Speaking in an opposition debate on youth unemployment and bank bonuses, Labour’s shadow chief secretary to the treasury, Rachel Reeves told Mrs Perry that youth unemployment in the Devizes constituency had increased by 36 per cent in the year to December 2011.
As both MPs have, at one time or another, been tipped as potential future leaders of their parties, the exchange had an added edge to it.
In fact the numbers claiming job seekers allowance for more than twelve months have come down when compared to December 2010. But between November and December 2011 they showed a slight rise from 8.9 per cent of claimants in the constituency to 9.1 per cent. The number of new apprenticeships for 2010-2011 are provisional and because of changes to the apprentice programme cannot reliably be compared with earlier years.
It may (so far) be an unusually mild winter, but figures on the economy have a very wintry feel. This week’s announcement showing that Britain’s economy shrank in the last three months of 2011, has led to fresh forecasts of more problems ahead for family budgets, shops and jobs.
The unemployment figures for the Devizes constituency are indeed getting worse. Although the total number of those claiming job seekers allowance was ‘only’ 1,081 last month, that was a 20.5 per cent increase on December 2010.
Rachel Reeves had rounded down the percentage of claimants aged twenty-four and under in the Devizes constituency – the actual figure in December 2011 was 36.7 per cent up on the previous year.
Devizes’ position in the league table of constituencies has worsened considerably. In December 2010 it was at 502 out of 533 English constituencies – just 31 places from being the constituency with the least unemployment. With the November figures Devizes had slipped to 483rd place and in the most recent figures – issued this month – it’s 475thplace. A year-on-year drop of twenty-seven places.
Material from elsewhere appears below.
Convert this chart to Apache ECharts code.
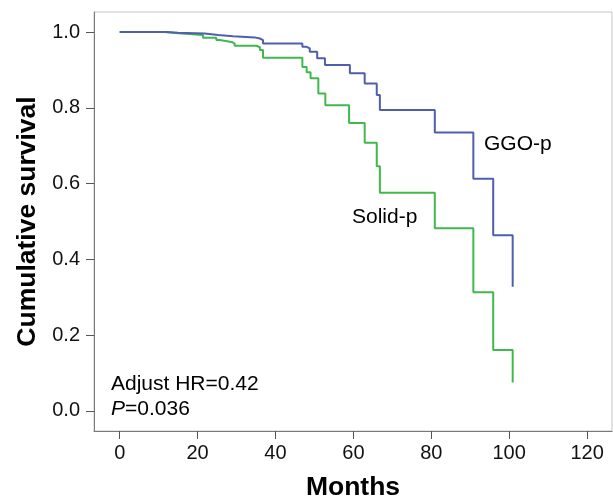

The official, headline-grabbing unemployment figures hide the fact that of the 29,120,000 people in employment in Britain, 7,860,000 are in part-time work. And that figure rose over the last quarter by another 75,000. Twenty-seven per cent of those in employment are now part-time workers.
Many of those will, of course, work part-time by choice. But these figures themselves hide some very part-time work indeed.
Recently a case came to light of a young man who signed a “zero hours contract” to work for a high street retailer. This means he has been called in during a week for as little as one four hour shift – earning him £15 before tax. In the official figures he counts as an employed person.
His employer told him that if he looked for other work to increase his weekly earnings, he would be dismissed. And 2012 is the two hundredth anniversary of Charles Dickens’ birth.